Notre travail sur les statuts archivés au Greffe des SCI des enquêtés ne nous a pas, pour autant, permis d’extraire – outre dans le cas de l’agrément relatif aux cessions de parts (cf. infra, chapitre 11, § 11.1) – des dispositions politiques particulières, qui seraient venues réaffirmer le potentiel stratégique des porteurs-gérants ; nous nous attendions à vrai dire à découvrir des originalités rédactionnelles.
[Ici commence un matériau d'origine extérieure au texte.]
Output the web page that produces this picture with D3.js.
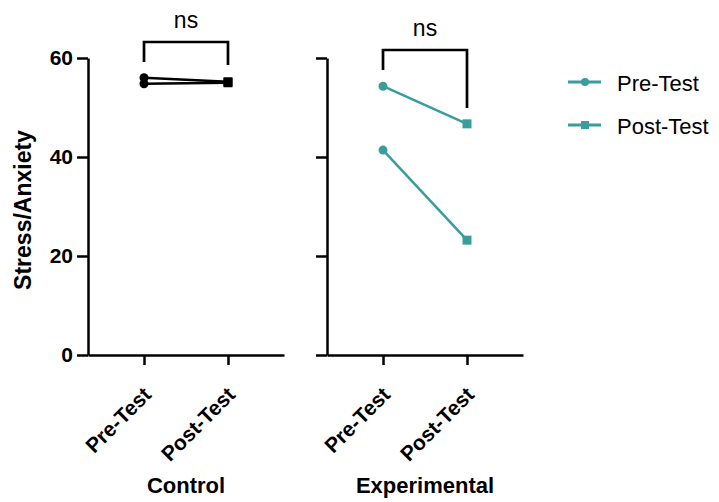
<!DOCTYPE html>
<html>
<head>
<meta charset="utf-8">
<script src="https://cdn.jsdelivr.net/npm/d3@7"></script>
<style>
  body { margin: 0; background: #fff; }
  svg { font-family: "Liberation Sans", Arial, sans-serif; }
</style>
</head>
<body>
<div id="chart"></div>
<script>
// data
var groups = ["Control", "Experimental"];
var timepoints = ["Pre-Test", "Post-Test"];
var yTicks = [0, 20, 40, 60];
// each subject: [pre, post]
var controlSubjects = [[56.0, 55.2], [54.8, 55.0]];
var experimentalSubjects = [[54.3, 46.7], [41.4, 23.2]];
var sigLabels = ["ns", "ns"];
var legendLabels = ["Pre-Test", "Post-Test"];

var teal = "#3a9c9c";
var groupColors = ["#000", teal];

var width = 719, height = 502;

var svg = d3.select("#chart").append("svg")
    .attr("width", width)
    .attr("height", height);

var y = d3.scaleLinear()
    .domain([0, 60])
    .range([355, 58]);

var panels = [
    { name: groups[0], left: 88, data: controlSubjects, color: groupColors[0], yLabels: true, bracketTop: 42, legs: [62, 65], nsY: 21 },
    { name: groups[1], left: 327, data: experimentalSubjects, color: groupColors[1], yLabels: false, bracketTop: 50, legs: [70, 108], nsY: 29 }
];

var panelWidth = 196;

panels.forEach(function(p, pi) {
    var x = d3.scalePoint()
        .domain(timepoints)
        .range([p.left, p.left + panelWidth])
        .padding(0.667);

    // y axis
    var yAxis = d3.axisLeft(y)
        .tickValues(yTicks)
        .tickSize(11)
        .tickSizeOuter(0)
        .tickPadding(4)
        .tickFormat(p.yLabels ? d3.format("d") : function() { return ""; });

    var gy = svg.append("g")
        .attr("transform", "translate(" + p.left + ",0)")
        .call(yAxis);
    gy.select(".domain").attr("stroke-width", 2.5);
    gy.selectAll(".tick line").attr("stroke-width", 2.5);
    gy.selectAll(".tick text")
        .style("font-size", "21px")
        .style("font-weight", "bold")
        .attr("fill", "#000");

    // x axis
    var xAxis = d3.axisBottom(x)
        .tickSize(10)
        .tickSizeOuter(0);

    var gx = svg.append("g")
        .attr("transform", "translate(0," + y(0) + ")")
        .call(xAxis);
    gx.select(".domain").attr("stroke-width", 2.5);
    gx.selectAll(".tick line").attr("stroke-width", 2.5);
    gx.selectAll(".tick text")
        .style("font-size", "21px")
        .style("font-weight", "bold")
        .attr("fill", "#000")
        .attr("text-anchor", "end")
        .attr("x", 0)
        .attr("y", 0)
        .attr("dy", 0)
        .attr("transform", "translate(8,41) rotate(-45)");

    // group label
    svg.append("text")
        .attr("x", p.left + panelWidth / 2)
        .attr("y", 493)
        .attr("text-anchor", "middle")
        .style("font-size", "22px")
        .style("font-weight", "bold")
        .text(p.name);

    // subject lines
    var line = d3.line()
        .x(function(d, i) { return x(timepoints[i]); })
        .y(function(d) { return y(d); });

    svg.append("g").selectAll("path")
        .data(p.data)
        .enter().append("path")
        .attr("d", line)
        .attr("fill", "none")
        .attr("stroke", p.color)
        .attr("stroke-width", 2.5);

    var marks = svg.append("g");
    p.data.forEach(function(s) {
        marks.append("circle")
            .attr("cx", x(timepoints[0]))
            .attr("cy", y(s[0]))
            .attr("r", 4.5)
            .attr("fill", p.color);
        marks.append("rect")
            .attr("x", x(timepoints[1]) - 4.5)
            .attr("y", y(s[1]) - 4.5)
            .attr("width", 9)
            .attr("height", 9)
            .attr("fill", p.color);
    });

    // significance bracket
    var x0 = x(timepoints[0]), x1 = x(timepoints[1]);
    svg.append("path")
        .attr("d", "M" + x0 + "," + p.legs[0] + "V" + p.bracketTop + "H" + x1 + "V" + p.legs[1])
        .attr("fill", "none")
        .attr("stroke", "#000")
        .attr("stroke-width", 2.7);
    svg.append("text")
        .attr("x", (x0 + x1) / 2)
        .attr("y", p.nsY)
        .attr("dy", "0.3em")
        .attr("text-anchor", "middle")
        .style("font-size", "23px")
        .text(sigLabels[pi]);
});

// y axis title
svg.append("text")
    .attr("transform", "translate(31,210) rotate(-90)")
    .attr("text-anchor", "middle")
    .style("font-size", "23px")
    .style("font-weight", "bold")
    .text("Stress/Anxiety");

// legend
var legend = svg.append("g");
legendLabels.forEach(function(lbl, i) {
    var ly = 82 + i * 43;
    legend.append("line")
        .attr("x1", 568).attr("x2", 601)
        .attr("y1", ly).attr("y2", ly)
        .attr("stroke", teal)
        .attr("stroke-width", 3);
    if (i === 0) {
        legend.append("circle")
            .attr("cx", 585).attr("cy", ly).attr("r", 4)
            .attr("fill", teal);
    } else {
        legend.append("rect")
            .attr("x", 581).attr("y", ly - 4)
            .attr("width", 8).attr("height", 8)
            .attr("fill", teal);
    }
    legend.append("text")
        .attr("x", 617)
        .attr("y", ly + 1)
        .attr("dy", "0.35em")
        .style("font-size", "22px")
        .text(lbl);
});
</script>
</body>
</html>
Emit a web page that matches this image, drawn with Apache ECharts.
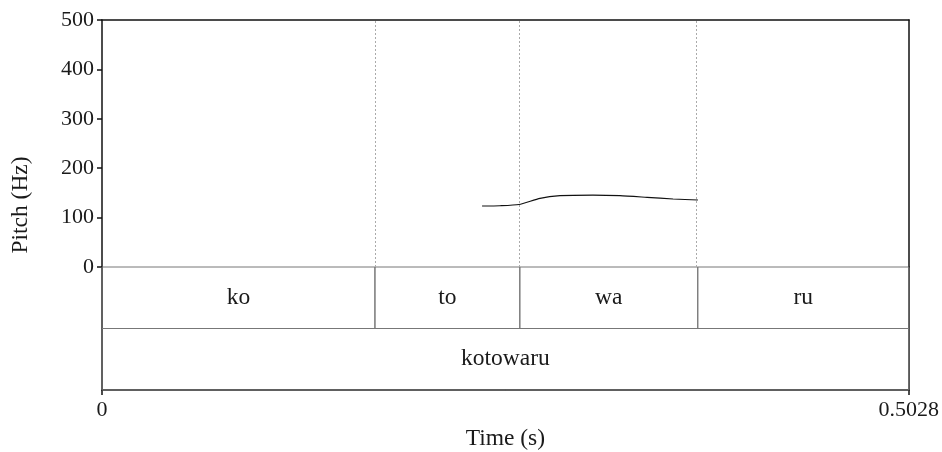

Nous nous restreindrons donc à une explication des textes juridiques, à des spéculations et des simulations comportementales.

En parcourant le droit sociétaire, nous nous apercevons que les associés jouissent d’une grande liberté pour arranger la gérance selon leurs souhaits et leurs besoins 637 . Compte tenu de ce que nous avons dit précédemment, cette liberté politique échoit surtout à l’un d’entre eux, celui qui féconde la ligne d’action générale du projet patrimonial. Le gérant s’appuie ainsi sur l’écrit juridique pour ratifier sa désignation à ce poste : il est soit nommé dans les statuts au début du montage, soit par un acte ultérieur sur décision prise à la majorité des associés – quoique les statuts puissent prévoir des règles alternatives, dont celle d’unanimité (article 1846 du Code Civil). Sur un principe analogue, celui d’une permissivité contractuelle, le gérant est révocable soit à la majorité, soit à l’unanimité (article 1851), et cette révocation, excepté là encore clauses contraires, n’entraîne pas ipso facto la dissolution de la SCI.

L’exposé de ces deux dernières conditions est plus qu’intéressante sur un plan sociologique. D’une part, un gérant lambda, au demeurant précautionneux, peut rédiger ou faire rédiger par un praticien une clause adaptée légalisant son inamovibilité. Etant donné qu’il est aussi associé, détenteur de droits de vote, il peut faire découler sa révocation d’une décision unanime des associés. En participant à ce titre au vote de la décision le concernant, l’unanimité ne sera jamais atteinte 638 et il pourra continuer son œuvre ad vitam aeternam. D’autre part, il peut également prendre soin d’introduire une clause stipulant que son éviction met fin à la SCI. Si son limogeage résulte de déboires relationnels persistants, d’un excès d’autorité ou n’est tout simplement pas justifié 639 , la dissolution peut ressembler à une mesure de rétorsion (cf. infra, chapitre 11) ; s’il ressortit à une remise en cause de l’objet poursuivi et de l’esprit du montage, la dissolution ponctue la fin de l’histoire co-contractuelle – le gérant, tel un capitaine n’abandonnant pas son navire, « meurt socio-juridiquement » avec sa société, si l’on nous permet la formule.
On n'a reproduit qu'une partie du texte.